韩国是天下西进东出的重要门户,秦国一旦有觊觎山东之心、吞并天下之意,东出函谷关,第一个要被灭亡的对象必然是韩国。深知这种危险的韩国人为消除隐患,想出了一个绝妙之策,派出治水河工郑国西至秦国,游说嬴政,建议开凿一条西引泾水东注洛水的渠道,以利秦国百姓,以富关中平原。

但如此冠冕堂皇的理由背后,韩国人“游间”的目的却是: 让开渠的人力、物力、财力的巨大消耗来拖住秦国,磨损秦国,从而延缓或阻止秦国东进的步伐。

《史记·李斯列传》载: “会韩人郑国来间秦,以作注溉渠,已而觉。秦宗室大臣皆皆言秦王曰:‘诸侯人来事秦者,大抵为其主游间於秦耳,请一切逐客。’”

李斯作为被逐一员,因此批鳞直谏,上了那篇《谏逐客书》。

后来成为丞相此时为客卿的李斯

这里,嬴政颁布“逐客令”的直接导火索的原因,转而成了郑国和他的郑国渠,或者说是郑国修渠的动机问题。而且,司马迁将吕不韦和郑国二因一齐收录于《史记》一书中,却并未说明哪一个更可靠,更可信,让人颇有些茫然。不过,仔细琢磨一下,便能释然。

我们知道,司马迁写《史记》搜集原始材料有很多种途径,但最直接的有两种:一是游历天下,直接到史事发生地或传主生活处调查走访,二是查阅史料和档案。

所以,通过多种渠道和途径得来的资料,对同一事件的发生原因有不同说法,也是十分自然的,嬴政下“逐客令”的起因,两种说法皆有理有据,司马迁便并存于书中,也不论证,由读者自行辨别,亦在情理之中,可作存疑,并非自相矛盾。

如果以《李斯列传》和《河渠书》为据,因郑国渠始建于秦王政元年,即前246年,则“逐客令”下于秦王政元年,或者稍后,也即嬴政继位之初,年约十三四岁的样子;

倘以《史记·秦始皇本纪》为据,则事发于秦王政十年,即前237年。

窃以为,嬴政下“逐客令”应该在前237年,嬴政亲政之后十年。

一则,从情势上说,越是震怒之下,越易发这种与发展大计相违背的“逐客令”,嬴政在郑国身上能够激发的怒气和吕不韦是不能同日而语的,郑国在真真切切踏踏实实为秦国谋福祉,而吕不韦却引发了可能给秦国带来分崩离析严重后果的祸端;

二则,从史料上看,《李斯列传》与《河渠书》所载有矛盾处。
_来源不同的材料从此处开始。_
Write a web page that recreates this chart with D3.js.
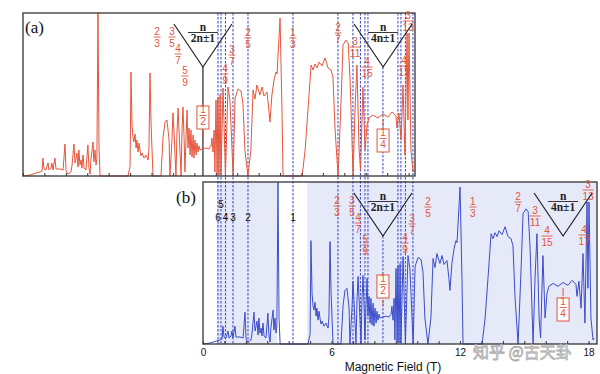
<!DOCTYPE html>
<html>
<head>
<meta charset="utf-8">
<script src="https://cdn.jsdelivr.net/npm/d3@7"></script>
<style>
  body { margin: 0; background: #fff; }
  svg { display: block; }
</style>
</head>
<body>
<div id="chart"></div>
<script>
// magnetoresistance trace (field in T, resistance in arbitrary units 0-100)
const fieldT = [0.00,0.33,0.61,0.79,0.89,0.93,0.98,1.07,1.17,1.21,
  1.31,1.35,1.40,1.49,1.54,1.73,1.87,1.96,2.01,2.10,
  2.24,2.29,2.38,2.43,2.52,2.57,2.61,2.66,2.71,2.75,
  2.80,2.85,2.94,3.03,3.08,3.13,3.17,3.27,3.31,3.36,
  3.41,3.45,3.50,3.55,3.60,4.90,5.00,5.04,5.09,5.14,
  5.18,5.23,5.28,5.32,5.37,5.42,5.46,5.51,5.56,5.65,
  5.74,5.84,5.88,5.93,5.98,6.07,6.44,6.54,6.63,6.72,
  6.82,6.86,6.96,7.00,7.05,7.14,7.19,7.24,7.28,7.38,
  7.42,7.47,7.52,7.56,7.61,7.66,7.70,7.75,7.80,7.84,
  7.89,7.94,7.98,8.03,8.08,8.12,8.17,8.22,8.26,8.40,
  8.54,8.68,8.78,8.82,8.87,8.92,8.96,9.01,9.06,9.10,
  9.15,9.20,9.24,9.34,9.45,9.57,9.66,9.81,9.90,10.04,
  10.18,10.27,10.36,10.50,10.64,10.74,10.83,10.92,11.06,11.16,
  11.25,11.39,11.48,11.53,11.62,11.72,11.81,11.86,12.00,12.09,
  12.14,13.03,13.17,13.31,13.45,13.54,13.63,13.73,13.82,13.96,
  14.10,14.24,14.38,14.47,14.57,14.71,14.85,14.94,15.08,15.18,
  15.27,15.41,15.50,15.59,15.69,15.76,15.87,15.97,16.06,16.15,
  16.34,16.57,16.81,17.04,17.23,17.41,17.46,17.55,17.65,17.74,
  17.83,17.93,17.97,18.02,18.11,18.21,18.25];
const resistance = [0,0.6,1.8,2.5,3.1,11.0,4.3,3.7,8.0,3.7,
  4.9,8.0,3.7,11.0,4.3,4.3,3.7,19.6,3.1,1.2,
  2.5,6.7,19.6,8.0,14.1,5.5,16.0,6.7,9.8,4.9,
  12.9,4.9,3.7,19.0,4.9,1.2,9.8,20.9,8.6,16.0,
  6.7,11.0,100,16.0,0,0,6.1,63.8,31.3,23.3,
  20.9,25.8,17.2,22.1,14.7,20.2,16.0,12.3,14.1,11.0,
  12.9,9.8,17.2,63.2,31.3,0,0,23.9,33.1,34.4,
  22.1,0,23.3,38.7,27.0,0,27.0,41.7,29.4,0,
  27.0,42.3,23.3,2.5,23.3,40.5,17.2,29.4,12.9,28.2,
  11.7,25.2,11.0,22.1,12.9,20.2,14.7,18.4,16.0,16.6,
  17.2,16.6,18.4,23.3,14.7,28.2,2.5,46.6,1.2,48.5,
  0.6,49.7,0.6,54.0,0,54.6,46.6,0,47.9,53.4,
  52.1,44.2,16.0,0,16.0,52.8,47.2,55.8,49.7,54.6,
  49.1,51.5,40.5,33.1,49.7,58.9,63.8,62.6,96.9,40.5,
  0,0,16.0,41.7,68.1,65.0,68.7,66.3,69.9,67.5,
  72.4,66.3,65.0,60.7,28.2,0,46.6,80.4,83.4,81.6,
  58.9,0,40.5,68.1,16.0,3.7,54.6,16.0,31.3,35.6,
  37.4,35.6,38.0,36.2,39.3,36.8,29.4,38.7,22.1,55.8,
  12.9,87.7,34.4,87.7,16.0,2.5,3.7];

// fractional filling factors (labels on both panels)
const fracNum = ['2','3','4','5','4','3','2','1','2','3','4','4','3'];
const fracDen = ['3','5','7','9','9','7','5','3','7','11','15','17','13'];
const fracAt  = [6.26,6.96,7.24,7.56,9.43,9.76,10.50,12.60,14.71,15.50,16.06,17.79,17.98];

// boxed half / quarter filling
const boxNum = ['1','1'];
const boxDen = ['2','4'];
const boxAt  = [8.40, 16.81];

// series headers n/(2n±1), n/(4n±1)
const seriesDen = ['2n\u00b11', '4n\u00b11'];
const seriesAt  = [8.40, 16.81];

// integer fillings in panel (b)
const intLabel = ['6','5','4','3','2','1'];
const intAt    = [0.70,0.84,1.05,1.40,2.10,4.20];

// dashed guide lines (panel b field, T)
const guideT = [0.70,0.84,1.05,1.40,2.10,4.20,6.30,7.00,7.35,7.56,7.70,9.10,9.24,9.45,9.80];
const vertexT = 8.40;

// shaded field ranges in panel (b)
const shadeFrom = [0.65, 4.86];
const shadeTo   = [3.45, 18.40];

const xTickLabels = [0, 6, 12, 18];

//
// Set-up
//
const W = 600, H = 374;
const red = '#e2553b';
const blue = '#3b4ccc';
const guideBlue = '#4653c9';
const sans = '"Liberation Sans", Arial, sans-serif';
const serif = '"Liberation Serif", "DejaVu Serif", serif';

const svg = d3.select('#chart').append('svg')
  .attr('width', W)
  .attr('height', H);

const A = { left: 23, right: 415, top: 13, bottom: 176 };
const B = { left: 203, right: 597, top: 182, bottom: 344 };

const xa = d3.scaleLinear().domain([0, 18.3]).range([23, 415]);
const xb = d3.scaleLinear().domain([0, 18.3]).range([203, 595]);
const ya = d3.scaleLinear().domain([0, 100]).range([A.bottom, A.top]);
const yb = d3.scaleLinear().domain([0, 100]).range([B.bottom, B.top]);

const data = d3.zip(fieldT, resistance);

// shading in panel (b)
svg.append('g').selectAll('rect')
  .data(d3.zip(shadeFrom, shadeTo))
  .enter().append('rect')
    .attr('x', d => xb(d[0]))
    .attr('y', B.top)
    .attr('width', d => Math.min(xb(d[1]), B.right) - xb(d[0]))
    .attr('height', B.bottom - B.top)
    .style('fill', '#e5e9f8');

// dashed guides spanning both panels
svg.append('g').selectAll('line')
  .data(guideT)
  .enter().append('line')
    .attr('x1', d => xb(d)).attr('x2', d => xb(d))
    .attr('y1', A.top).attr('y2', B.bottom)
    .style('stroke', guideBlue)
    .style('stroke-width', 1.1)
    .style('stroke-dasharray', '2.5,1.5');

const vTop = 11, vTip = 54, vHalf = 29;

// vertex guides
svg.append('line')
  .attr('x1', xb(vertexT)).attr('x2', xb(vertexT))
  .attr('y1', A.top + vTip).attr('y2', A.bottom)
  .style('stroke', guideBlue).style('stroke-width', 1.1).style('stroke-dasharray', '2.5,1.5');
svg.append('line')
  .attr('x1', xb(vertexT)).attr('x2', xb(vertexT))
  .attr('y1', B.top + vTip).attr('y2', B.bottom)
  .style('stroke', guideBlue).style('stroke-width', 1.1).style('stroke-dasharray', '2.5,1.5');
svg.append('line')
  .attr('x1', xa(seriesAt[0])).attr('x2', xa(seriesAt[0]))
  .attr('y1', A.top + vTip).attr('y2', A.bottom)
  .style('stroke', '#222').style('stroke-width', 1.2);

// traces
const lineA = d3.line().x(d => xa(d[0])).y(d => ya(d[1]));
const lineB = d3.line().x(d => xb(d[0])).y(d => yb(d[1]));

svg.append('path').datum(data)
  .attr('d', lineA)
  .style('fill', 'none').style('stroke', '#e8553c').style('stroke-width', 1);
svg.append('path').datum(data)
  .attr('d', lineB)
  .style('fill', 'none').style('stroke', blue).style('stroke-width', 1);

// frames
[A, B].forEach(p => {
  svg.append('rect')
    .attr('x', p.left).attr('y', p.top)
    .attr('width', p.right - p.left).attr('height', p.bottom - p.top)
    .style('fill', 'none').style('stroke', '#333').style('stroke-width', 1.3);
});

// inner minor ticks
const minor = d3.range(0, 19, 1);
svg.append('g')
  .attr('transform', `translate(0, ${A.bottom})`)
  .call(d3.axisBottom(xa).tickValues(minor).tickSize(-3).tickFormat(''))
  .call(g => g.select('.domain').remove())
  .call(g => g.selectAll('line').style('stroke', '#333'));
svg.append('g')
  .attr('transform', `translate(0, ${B.bottom})`)
  .call(d3.axisBottom(xb).tickValues(minor).tickSize(-3).tickFormat(''))
  .call(g => g.select('.domain').remove())
  .call(g => g.selectAll('line').style('stroke', '#333'));

// tick labels
svg.append('g')
  .attr('transform', `translate(0, ${B.bottom})`)
  .call(d3.axisBottom(xb).tickValues(xTickLabels).tickSize(0).tickPadding(5))
  .call(g => g.select('.domain').remove())
  .call(g => g.selectAll('text').style('font-family', sans).style('font-size', '10px').style('fill', '#111'));

svg.append('text')
  .attr('x', 393).attr('y', 371)
  .attr('text-anchor', 'middle')
  .style('font-family', sans).style('font-size', '12px').style('fill', '#111')
  .text('Magnetic Field (T)');

// panel letters
svg.append('text').attr('x', 25).attr('y', 33)
  .style('font-family', serif).style('font-size', '17px').style('fill', '#111').text('(a)');
svg.append('text').attr('x', 176).attr('y', 203)
  .style('font-family', serif).style('font-size', '17px').style('fill', '#111').text('(b)');

//
// Annotations
//
const fracDy = [18,18,35,57,55,36,19,19,14,28,48,47,2];
const boxDy = [93, 116];

function drawFrac(g, x, cy, num, den) {
  const w = Math.max(num.length, den.length) > 1 ? 11 : 7;
  g.append('text').attr('x', x).attr('y', cy + 3.6)
    .attr('text-anchor', 'middle').text(num);
  g.append('line')
    .attr('x1', x - w / 2).attr('x2', x + w / 2)
    .attr('y1', cy + 6).attr('y2', cy + 6)
    .style('stroke', red).style('stroke-width', 0.9);
  g.append('text').attr('x', x).attr('y', cy + 15.6)
    .attr('text-anchor', 'middle').text(den);
}

[[xa, A], [xb, B]].forEach(([x, p]) => {
  const g = svg.append('g')
    .style('font-family', sans).style('font-size', '10px').style('fill', red);

  fracAt.forEach((f, i) => drawFrac(g, x(f), p.top + fracDy[i], fracNum[i], fracDen[i]));

  boxAt.forEach((f, i) => {
    const bw = 12, bh = 23, bx = x(f), by = p.top + boxDy[i];
    g.append('rect')
      .attr('x', bx - bw / 2).attr('y', by)
      .attr('width', bw).attr('height', bh)
      .style('fill', '#fff').style('stroke', red).style('stroke-width', 1);
    drawFrac(g, bx, by + 3.5, boxNum[i], boxDen[i]);
  });

  // little pointers from the boxes to the plateaus
  g.append('line')
    .attr('x1', x(boxAt[0])).attr('x2', x(boxAt[0]))
    .attr('y1', p.top + boxDy[0] + 25).attr('y2', p.top + boxDy[0] + 31)
    .style('stroke', red).style('stroke-width', 1);
  g.append('line')
    .attr('x1', x(boxAt[1])).attr('x2', x(boxAt[1]))
    .attr('y1', p.top + boxDy[1] - 2).attr('y2', p.top + boxDy[1] - 10)
    .style('stroke', red).style('stroke-width', 1);

  // V-shaped series headers
  seriesAt.forEach((f, i) => {
    const cx = x(f);
    svg.append('path')
      .attr('d', `M${cx - vHalf},${p.top + vTop} L${cx},${p.top + vTip} L${cx + vHalf},${p.top + vTop}`)
      .style('fill', 'none').style('stroke', '#222').style('stroke-width', 1.2);
    const t = svg.append('g')
      .style('font-family', serif).style('font-weight', 'bold')
      .style('font-size', '11.5px').style('fill', '#222');
    t.append('text').attr('x', cx).attr('y', p.top + 17.5)
      .attr('text-anchor', 'middle').text('n');
    t.append('line')
      .attr('x1', cx - 15).attr('x2', cx + 15)
      .attr('y1', p.top + 19.5).attr('y2', p.top + 19.5)
      .style('stroke', '#222').style('stroke-width', 0.9);
    t.append('text').attr('x', cx).attr('y', p.top + 28.5)
      .attr('text-anchor', 'middle').text(seriesDen[i]);
  });
});

// integer fillings in panel (b)
svg.append('g').selectAll('text')
  .data(intAt)
  .enter().append('text')
    .attr('x', d => xb(d))
    .attr('y', (d, i) => B.top + (intLabel[i] === '5' ? 25.5 : 38.5))
    .attr('text-anchor', 'middle')
    .style('font-family', sans).style('font-size', '10px').style('fill', '#111')
    .text((d, i) => intLabel[i]);

// watermark
svg.append('text')
  .attr('x', 473).attr('y', 358)
  .style('font-family', '"Noto Sans CJK SC", sans-serif')
  .style('font-size', '16px')
  .style('fill', '#fff').style('stroke', '#aaa').style('stroke-width', 0.8)
  .text('知乎 @古天卦');
</script>
</body>
</html>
《李斯列传》说郑国修渠过程中事情败露,秦王遂下“逐客令”,后因李斯上书劝谏而取消。《河渠书》却在郑国自辩后释然,命他继续修渠,自无再下“逐客令”的必要;

三则,《谏逐客书》对郑国和修渠一事片语未涉。倘若下令的原因是郑国或者修渠,李斯在如此严密的雄文中,不可能不对郑国或修渠事进行辩驳。

如果说“逐客令”是一把牢固的锁,那么打开这把锁大约存在两把钥匙,一把是李斯的《谏逐客书》;还有一把是嬴政的理想和胸怀。

让一个王者来改变政令、出尔反尔,其软化他的文章就非同一般了。

同时,单靠李斯一篇文章,显然还是不够的,其转变的基础,必须嬴政从内心认可,也就是说,嬴政真正意识到了此令违背了自己的内心,而这一点拨之功,才是李斯上书真正的价值和作用所在。

不得不说,嬴政是一个真正有理想抱负的君主,是一个真正有雄才大略的君主,他的理想逼迫他改变政令。当嬴政真正意识到这个“逐客令”与自己东征六国、统一天下的理想相冲突时,便立刻取消了这一政令。

“争天下者,必先争人”。任用李斯,无论为客卿、廷尉,抑或后来位极人臣的丞相,嬴政所用的仍是李斯的卓越才华,服务的仍是嬴政自己的理想和抱负。